Visit one of four enrolment points: a Home Affairs office, a South African embassy abroad, a port of entry, or an accredited bank branch from the nine-bank list led by Capitec and Standard Bank. Bring an existing ID. Staff capture fingerprints and a facial scan, confirm your phone number and email, then provision the credential to your phone. The minimum age is 16.
What Happens If I Lose My Phone?
The credential is bound to that specific device, so a thief cannot move it to another handset. Report the loss to Home Affairs and your accredited bank to flag the credential, then re-enrol on a replacement device. The draft is currently silent on a same-day handset transfer, which is one of the items industry submissions are expected to push back on before the June 6 deadline.
Can the Police Pull My Data Through MyMzansi?
Not directly. Law enforcement access to the national population register still requires a warrant or court order, the same standard that applies to today’s records. Trusted entities like banks and telcos cannot share register data with police outside that legal channel, and every access has to be logged for a minimum of seven years.

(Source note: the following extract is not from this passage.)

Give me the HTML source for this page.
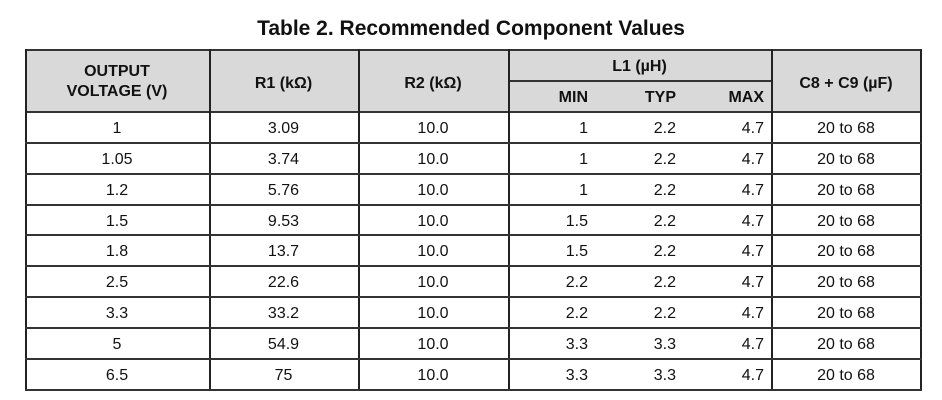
<!DOCTYPE html>
<html><head><style>
body{margin:0;width:942px;height:400px;background:#fff;font-family:"Liberation Sans",Arial,sans-serif;color:#111;position:relative;overflow:hidden}
.a{position:absolute}
.t{position:absolute;font-size:16px;line-height:16px;white-space:nowrap}
.c{text-align:center}
.r{text-align:right}
.b{font-weight:bold}
.h{position:absolute;height:1.5px;background:#333}
.v{position:absolute;width:1.5px;background:#222}
</style></head><body>
<div class="a b" style="left:0;width:942px;top:17px;text-align:center;font-size:21px;line-height:24px">Table 2. Recommended Component Values</div>
<div class="a" style="left:25px;top:49px;width:896px;height:62px;background:#d9d9d9"></div>
<div class="h" style="left:25px;top:49px;width:897px"></div>
<div class="h" style="left:508px;top:80px;width:263px"></div>
<div class="h" style="left:25px;top:111px;width:897px"></div>
<div class="v" style="left:25px;top:49px;height:340px"></div>
<div class="v" style="left:209px;top:49px;height:340px"></div>
<div class="v" style="left:358px;top:49px;height:340px"></div>
<div class="v" style="left:508px;top:49px;height:340px"></div>
<div class="v" style="left:771px;top:49px;height:340px"></div>
<div class="v" style="left:920px;top:49px;height:340px"></div>
<div class="t b c" style="left:25px;width:184px;top:62px;line-height:20px">OUTPUT<br>VOLTAGE (V)</div>
<div class="t b c" style="left:209px;width:149px;top:76px">R1 (kΩ)</div>
<div class="t b c" style="left:358px;width:150px;top:76px">R2 (kΩ)</div>
<div class="t b c" style="left:508px;width:263px;top:59px">L1 (µH)</div>
<div class="t b c" style="left:771px;width:150px;top:76px">C8 + C9 (µF)</div>
<div class="t b r" style="left:500px;width:88px;top:90px">MIN</div>
<div class="t b r" style="left:590px;width:86px;top:90px">TYP</div>
<div class="t b r" style="left:680px;width:84px;top:90px">MAX</div>
<div id="rows"></div>
<script>
var d=[["1","3.09","1","2.2"],["1.05","3.74","1","2.2"],["1.2","5.76","1","2.2"],["1.5","9.53","1.5","2.2"],["1.8","13.7","1.5","2.2"],["2.5","22.6","2.2","2.2"],["3.3","33.2","2.2","2.2"],["5","54.9","3.3","3.3"],["6.5","75","3.3","3.3"]];
var h="";
for(var i=0;i<9;i++){var y=111+i*30.85;var ty=Math.round(y+10);
h+='<div class="t c" style="left:25px;width:184px;top:'+ty+'px">'+d[i][0]+'</div>';
h+='<div class="t c" style="left:209px;width:149px;top:'+ty+'px">'+d[i][1]+'</div>';
h+='<div class="t c" style="left:358px;width:150px;top:'+ty+'px">10.0</div>';
h+='<div class="t r" style="left:500px;width:88px;top:'+ty+'px">'+d[i][2]+'</div>';
h+='<div class="t r" style="left:590px;width:86px;top:'+ty+'px">'+d[i][3]+'</div>';
h+='<div class="t r" style="left:680px;width:84px;top:'+ty+'px">4.7</div>';
h+='<div class="t c" style="left:771px;width:150px;top:'+ty+'px">20 to 68</div>';
h+='<div class="h" style="left:25px;width:897px;top:'+Math.round(y+30.85)+'px"></div>';}
document.getElementById("rows").innerHTML=h;
</script>
</body></html>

Misuse can lead to civil sanctions and, for the worst breaches, criminal charges.
How Do I File a Comment Before June 6, 2026?
Submissions go to the Department of Home Affairs by email at Moses.Malakate@dha.gov.za or by physical delivery to the department’s Pretoria office listed in the gazette. Comments can flag specific clauses, propose alternative wording, or raise practical concerns about enrolment, device transfer, or trusted-entity oversight. Civil society groups including Right2Know and ALT Advisory are expected to coordinate joint submissions in the final week of May.
The draft is the first time South Africa has put concrete legal text under a phone-based identity system that has been talked about politically since the 2024 State of the Nation address. The shape of the final regulations, and the strength of the privacy clauses that survive the public comment process, will decide whether the country is building a useful digital convenience or a centralised biometric chokepoint that future governments inherit. Both are still on the table.